Give again, word for word, each line from the top of the listing through the line that holds "var y = d3.scaleLinear().domain([0, 60]).range([485, 9.5]);".

■ ■ ■ ■ ■ ■ ■

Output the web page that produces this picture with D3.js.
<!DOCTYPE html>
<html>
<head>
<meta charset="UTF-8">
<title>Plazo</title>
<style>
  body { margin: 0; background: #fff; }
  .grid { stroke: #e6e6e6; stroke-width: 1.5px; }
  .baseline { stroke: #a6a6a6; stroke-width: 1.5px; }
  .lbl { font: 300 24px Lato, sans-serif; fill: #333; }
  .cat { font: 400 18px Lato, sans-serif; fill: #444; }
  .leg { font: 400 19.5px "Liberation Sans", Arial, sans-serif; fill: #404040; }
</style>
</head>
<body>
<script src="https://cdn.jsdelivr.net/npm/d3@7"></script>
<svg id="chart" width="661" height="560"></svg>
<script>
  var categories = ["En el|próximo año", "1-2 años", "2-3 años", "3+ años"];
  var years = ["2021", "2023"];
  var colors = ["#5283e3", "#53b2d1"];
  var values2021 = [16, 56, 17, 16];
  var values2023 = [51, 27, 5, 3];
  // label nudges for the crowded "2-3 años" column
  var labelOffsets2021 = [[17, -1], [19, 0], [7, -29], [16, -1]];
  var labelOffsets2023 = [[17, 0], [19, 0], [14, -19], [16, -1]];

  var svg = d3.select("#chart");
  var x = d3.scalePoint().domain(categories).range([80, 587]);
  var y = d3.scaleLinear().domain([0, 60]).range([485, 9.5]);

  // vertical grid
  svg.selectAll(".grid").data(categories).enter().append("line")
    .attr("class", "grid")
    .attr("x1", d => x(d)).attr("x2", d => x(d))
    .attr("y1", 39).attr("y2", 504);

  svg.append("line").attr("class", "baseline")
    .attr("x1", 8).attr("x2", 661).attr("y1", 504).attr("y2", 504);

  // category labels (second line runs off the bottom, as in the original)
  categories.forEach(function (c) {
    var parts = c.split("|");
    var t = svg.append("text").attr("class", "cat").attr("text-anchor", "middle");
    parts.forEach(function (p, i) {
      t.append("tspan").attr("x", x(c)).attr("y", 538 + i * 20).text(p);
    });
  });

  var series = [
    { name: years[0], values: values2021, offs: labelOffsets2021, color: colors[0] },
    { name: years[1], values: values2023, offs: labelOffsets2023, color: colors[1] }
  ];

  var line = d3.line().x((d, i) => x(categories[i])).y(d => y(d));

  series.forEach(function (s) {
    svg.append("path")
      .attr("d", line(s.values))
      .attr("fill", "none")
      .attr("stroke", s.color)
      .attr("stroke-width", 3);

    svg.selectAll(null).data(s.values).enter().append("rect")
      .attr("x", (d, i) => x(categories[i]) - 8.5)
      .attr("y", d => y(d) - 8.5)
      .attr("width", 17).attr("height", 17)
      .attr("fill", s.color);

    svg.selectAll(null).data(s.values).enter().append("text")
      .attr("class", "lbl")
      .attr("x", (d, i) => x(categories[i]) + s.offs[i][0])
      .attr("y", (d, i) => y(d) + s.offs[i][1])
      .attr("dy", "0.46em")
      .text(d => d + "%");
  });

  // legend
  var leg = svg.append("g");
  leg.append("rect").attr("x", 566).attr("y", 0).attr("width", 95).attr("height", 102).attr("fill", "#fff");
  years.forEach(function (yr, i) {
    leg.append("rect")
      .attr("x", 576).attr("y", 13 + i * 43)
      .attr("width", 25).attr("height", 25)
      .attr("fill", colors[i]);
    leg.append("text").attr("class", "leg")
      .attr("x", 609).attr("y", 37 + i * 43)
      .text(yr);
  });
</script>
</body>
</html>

■ ■ ■ ■ ■ ■ ■

Response below:
Output the web page that produces this picture with D3.js.
<!DOCTYPE html>
<html>
<head>
<meta charset="UTF-8">
<title>Plazo</title>
<style>
  body { margin: 0; background: #fff; }
  .grid { stroke: #e6e6e6; stroke-width: 1.5px; }
  .baseline { stroke: #a6a6a6; stroke-width: 1.5px; }
  .lbl { font: 300 24px Lato, sans-serif; fill: #333; }
  .cat { font: 400 18px Lato, sans-serif; fill: #444; }
  .leg { font: 400 19.5px "Liberation Sans", Arial, sans-serif; fill: #404040; }
</style>
</head>
<body>
<script src="https://cdn.jsdelivr.net/npm/d3@7"></script>
<svg id="chart" width="661" height="560"></svg>
<script>
  var categories = ["En el|próximo año", "1-2 años", "2-3 años", "3+ años"];
  var years = ["2021", "2023"];
  var colors = ["#5283e3", "#53b2d1"];
  var values2021 = [16, 56, 17, 16];
  var values2023 = [51, 27, 5, 3];
  // label nudges for the crowded "2-3 años" column
  var labelOffsets2021 = [[17, -1], [19, 0], [7, -29], [16, -1]];
  var labelOffsets2023 = [[17, 0], [19, 0], [14, -19], [16, -1]];

  var svg = d3.select("#chart");
  var x = d3.scalePoint().domain(categories).range([80, 587]);
  var y = d3.scaleLinear().domain([0, 60]).range([485, 9.5]);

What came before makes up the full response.